We can now create a new migration script:

> datocms migrations:new convertMarkdownArticles
Created migrations/1612340785_convertMarkdownArticles.ts

And basically copy the previous migration, just replacing the name of the model (from html_article to markdown_article), and the call to htmlToStructuredText with a call to markdownToStructuredText:

// ./migrations/1612340785_convertMarkdownArticles.ts
import getModelIdsByApiKey from './utils/getModelIdsByApiKey';
import createStructuredTextFieldFrom from './utils/createStructuredTextFieldFrom';
import markdownToStructuredText from './utils/markdownToStructuredText';
import convertImgsToBlocks from './utils/convertImgsToBlocks';
import getAllRecords from './utils/getAllRecords';
import swapFields from './utils/swapFields';
import { Client, SimpleSchemaTypes } from '@datocms/cli/lib/cma-client-node';
type MdArticleType = SimpleSchemaTypes.Item & {
title: string;
content: string;
};
export default async function (client: Client) {
const modelIds = await getModelIdsByApiKey(client);
await createStructuredTextFieldFrom(client, 'markdown_article', 'content', [
modelIds.image_block.id,
]);
const records = (await getAllRecords(
client,
'markdown_article',
)) as MdArticleType[];
for (const record of records) {
const structuredTextContent = await markdownToStructuredText(
record.content,
convertImgsToBlocks(client, modelIds),
);
await client.items.update(record.id, {
structured_text_content: structuredTextContent,
});
if (record.meta.status !== 'draft') {
await client.items.publish(record.id);
}
}
await swapFields(client, 'markdown_article', 'content');
}

We can now run the new migration inside the sandbox environment we already created for the first migration:

> datocms migrations:run --source=with-structured-text --in-place
✔ Running 1612340785_convertMarkdownArticles.ts...
Done!

Migrating Modular Content fields

To migrate Modular Content fields into Structured Text fields, we must acknowledge the fact that both fields allow nested record blocks: the difference between the two is that Modular Content is basically an array of record blocks, while in Structed Text record blocks are inside the dast tree in nodes of type block. In other words, our task here is, for every modular content, to transform an array of block records into a single dast document. It's up to us to decide how to convert each block we encounter into one/many nodes into our dast document.

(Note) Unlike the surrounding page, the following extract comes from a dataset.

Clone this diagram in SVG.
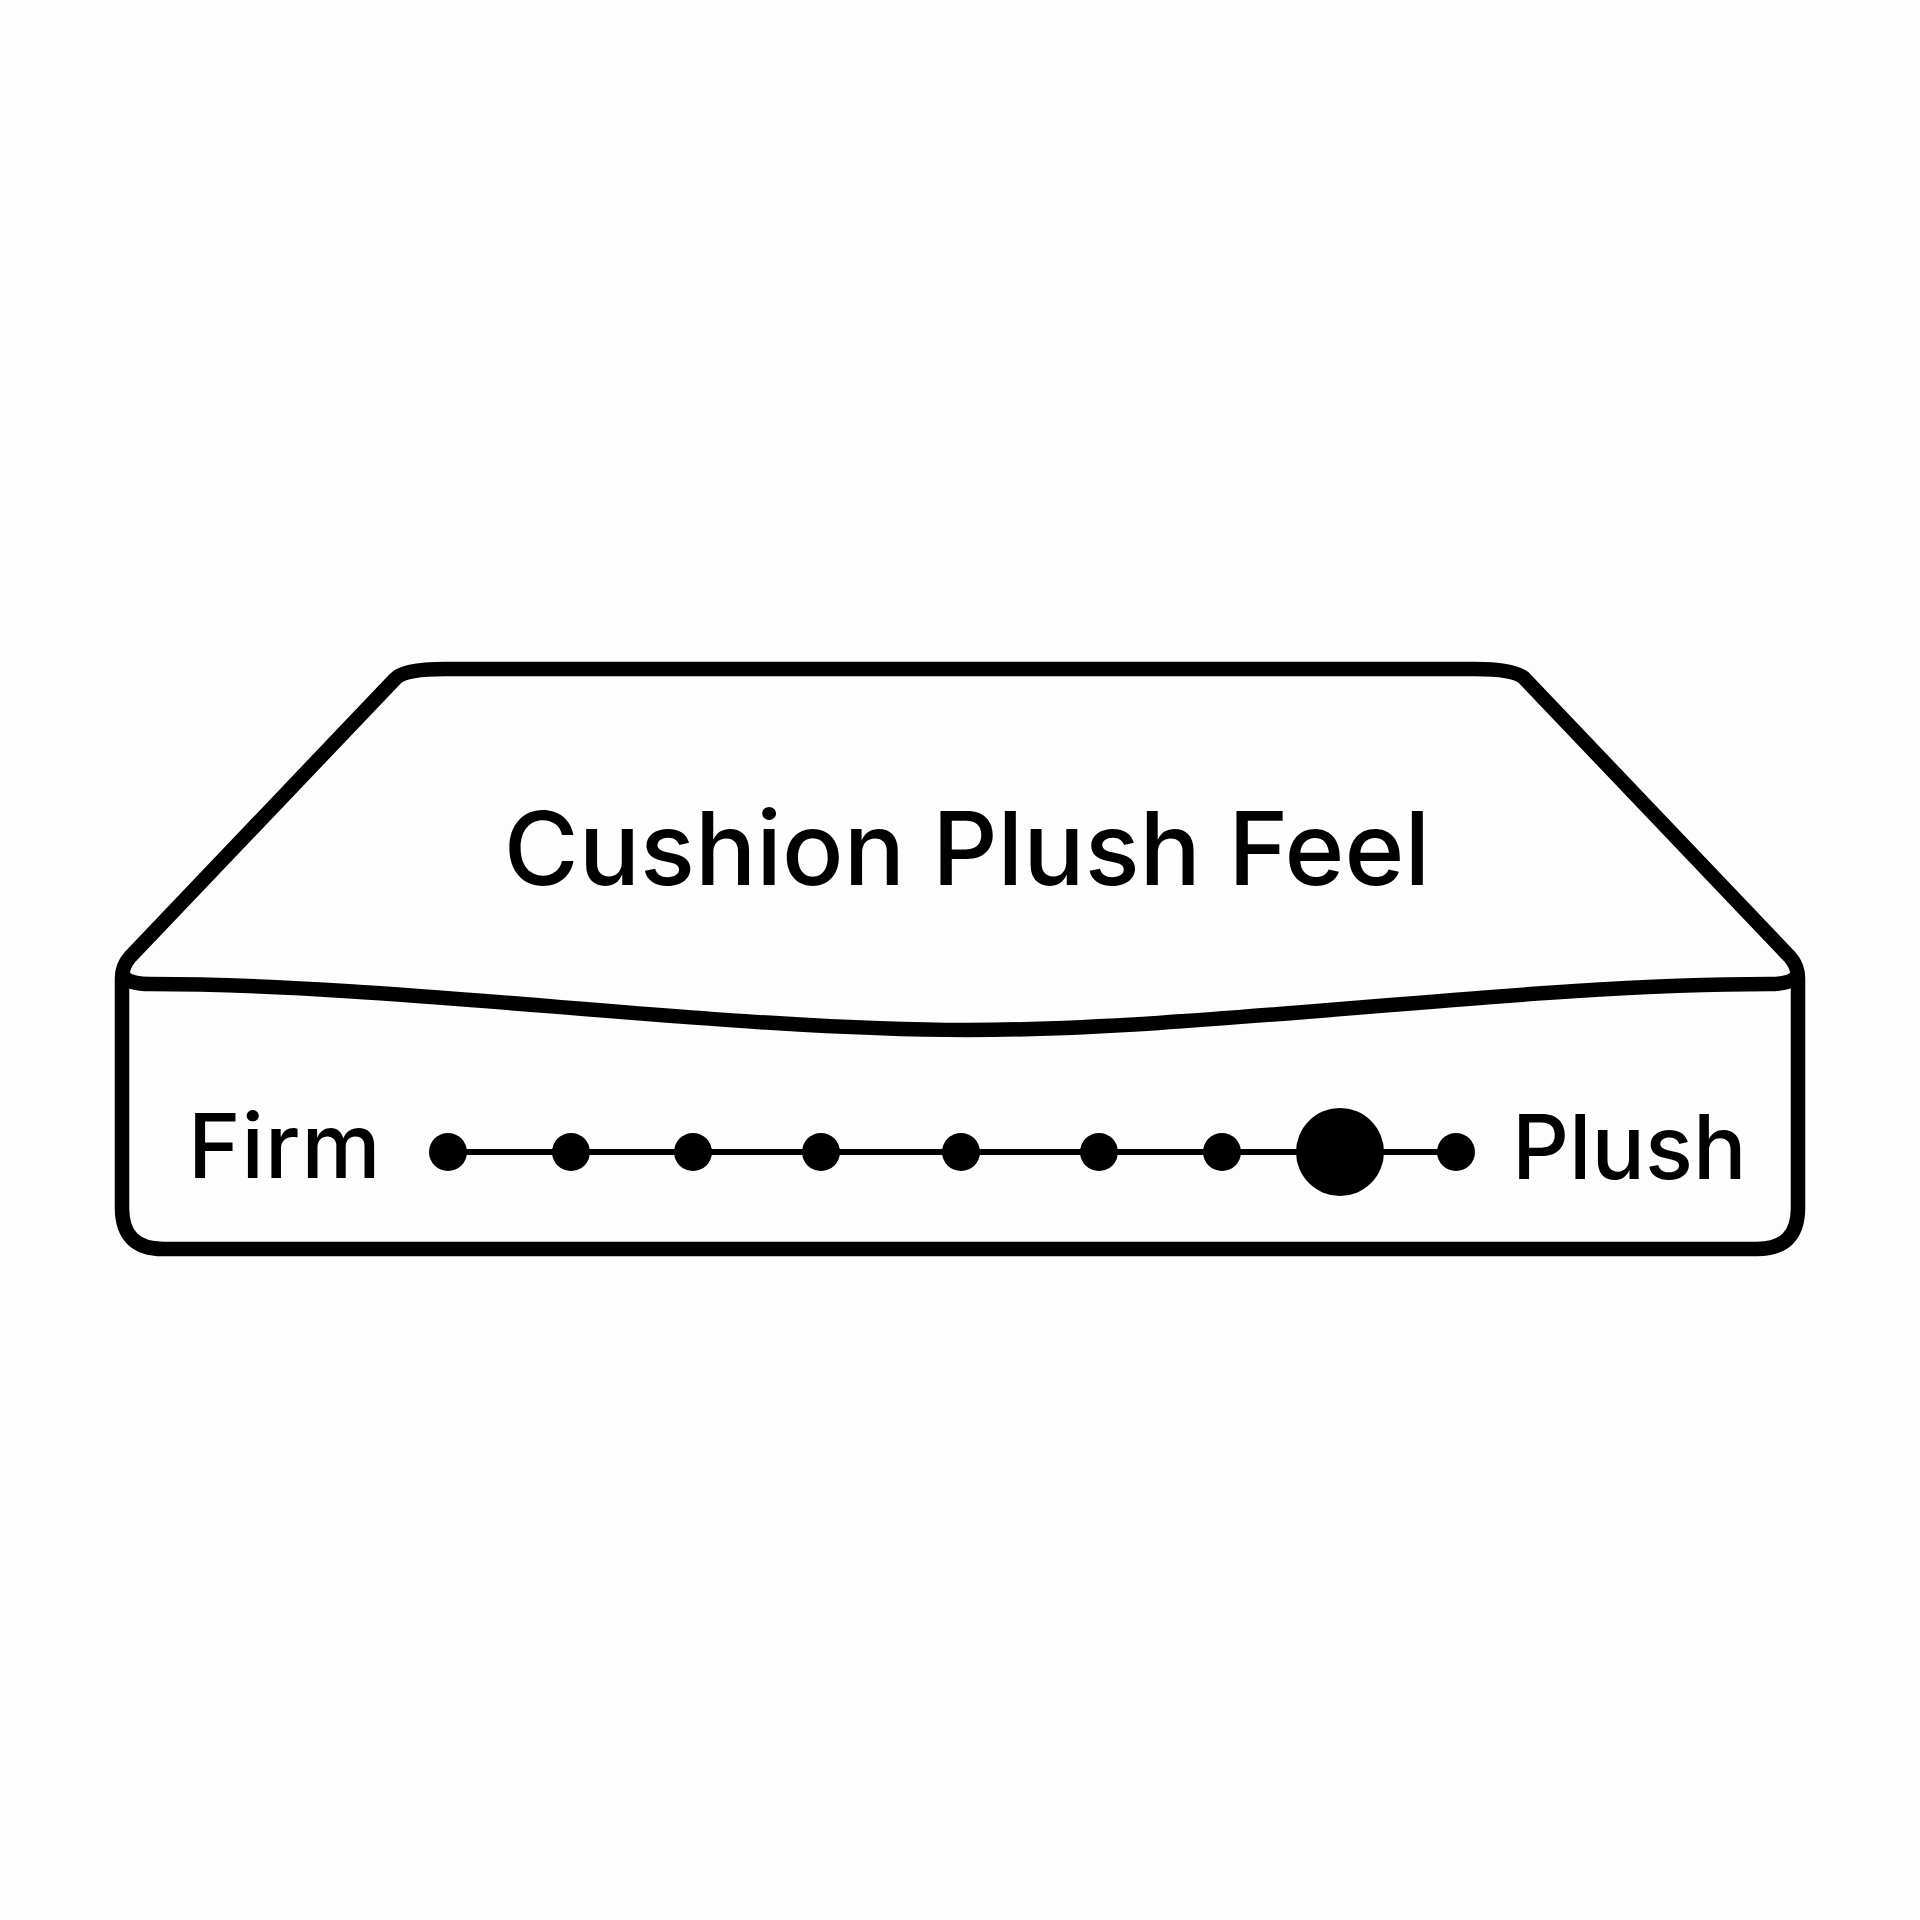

Let's take a look at the project schema again:

The existing Modular Content field supports three block types:

  • Text (which in turn contains a text Markdown field);

  • Code (which has two fields, one that contains the actual code and another that stores the language);

  • Image (which, as we already know, it contains a single-asset field called image).

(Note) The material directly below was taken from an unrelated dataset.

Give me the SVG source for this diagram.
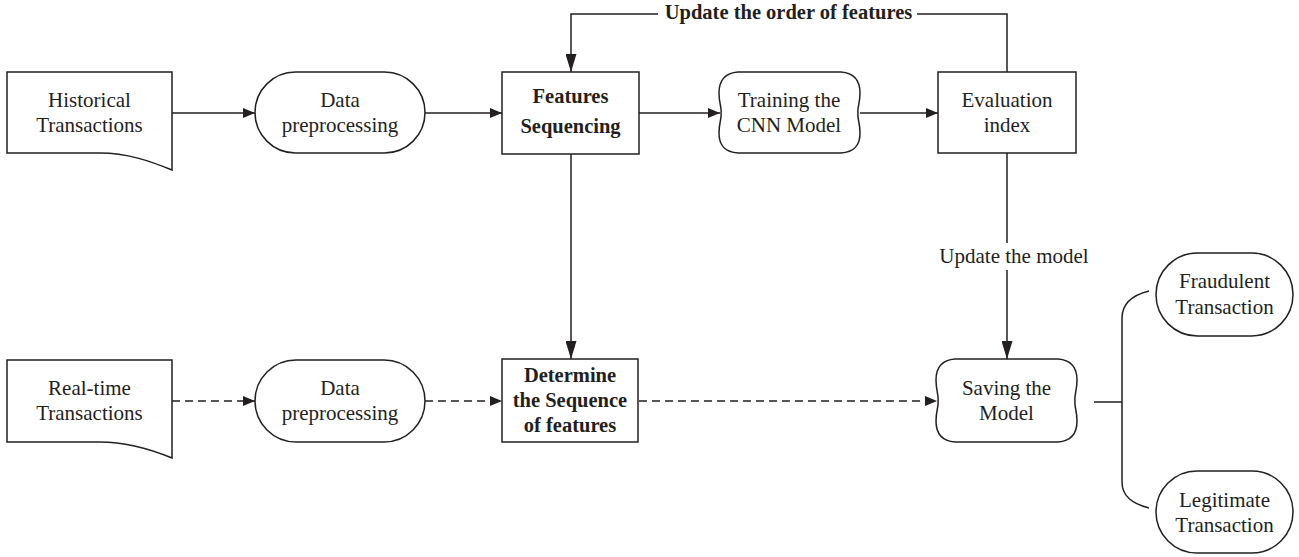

Here's the code for our migration:

// ./migrations/1612340785_convertModularArticles.ts
import { Document, Node, validate } from 'datocms-structured-text-utils';
import getModelIdsByApiKey from './utils/getModelIdsByApiKey';
import createStructuredTextFieldFrom from './utils/createStructuredTextFieldFrom';
import getAllRecords from './utils/getAllRecords';
import swapFields from './utils/swapFields';
import markdownToStructuredText from './utils/markdownToStructuredText';
import convertImgsToBlocks from './utils/convertImgsToBlocks';
import { Client, SimpleSchemaTypes } from '@datocms/cli/lib/cma-client-node';
type ModularArticleType = SimpleSchemaTypes.Item & {
title: string;
content: any;
};
export default async function (client: Client) {
const modelIds = await getModelIdsByApiKey(client);
await createStructuredTextFieldFrom(
client,
'modular_content_article',
'content',
[modelIds.image_block.id, modelIds.text_block.id, modelIds.code_block.id],
);
const records = (await getAllRecords(
client,
'modular_content_article',
)) as ModularArticleType[];
for (const record of records) {
const rootNode = {
type: 'root',
children: [] as Node[],
};
for (const block of record.content) {
switch (block.relationships.item_type.id) {
case modelIds.text_block.id: {
const markdownSt = await markdownToStructuredText(
block.text,
convertImgsToBlocks(client, modelIds),
);
if (markdownSt) {
rootNode.children = [
...rootNode.children,
...markdownSt.document.children,
];
}
break;
}
case modelIds.code_block.id: {
rootNode.children.push({
type: 'code',
language: block.language,
code: block.code,
});
break;
}
default: {
delete block.id;
delete block.meta;
delete block.createdAt;
delete block.updatedAt;
rootNode.children.push({
type: 'block',
item: block,
});
break;
}
}
}
const result = {
schema: 'dast',
document: rootNode,
} as Document;
const validationResult = validate(result);
if (!validationResult.valid) {
throw new Error(validationResult.message);
}
await client.items.update(record.id, {
structured_text_content: result,
});
if (record.meta.status !== 'draft') {
await client.items.publish(record.id);
}
}
await swapFields(client, 'modular_content_article', 'content');
}

Every time we need to convert a Modular Content field, we start by creating an empty Dast root node (that is, one with no children, line 33).

Then, for every block contained in the modular content (line 38), we're going to accumulate children inside the root node:

  • If it is a Text block (line 40), we use the markdownToStructuredText function to convert its Markdown content into a Dast tree, then take the children of the resulting root node and add them to our accumulator;

  • Since Dast supports nodes of type code, if we encounter a Code block (line 55), we simply convert it to code node, and add it to the accumulator;

  • If we find an Image block (line 63), we'll wrap the block into a Dast block node, and add it to the accumulator as it is.

Wrapping up

Once you get to know the Structured Text format, it becomes quite straightforward converting from/to its Dast tree representation of nodes, and the DatoCMS API, coupled with migrations/sandbox environments, makes it easy to perform any kind of treatment to your content.

You can download the final code from this GitHub repo.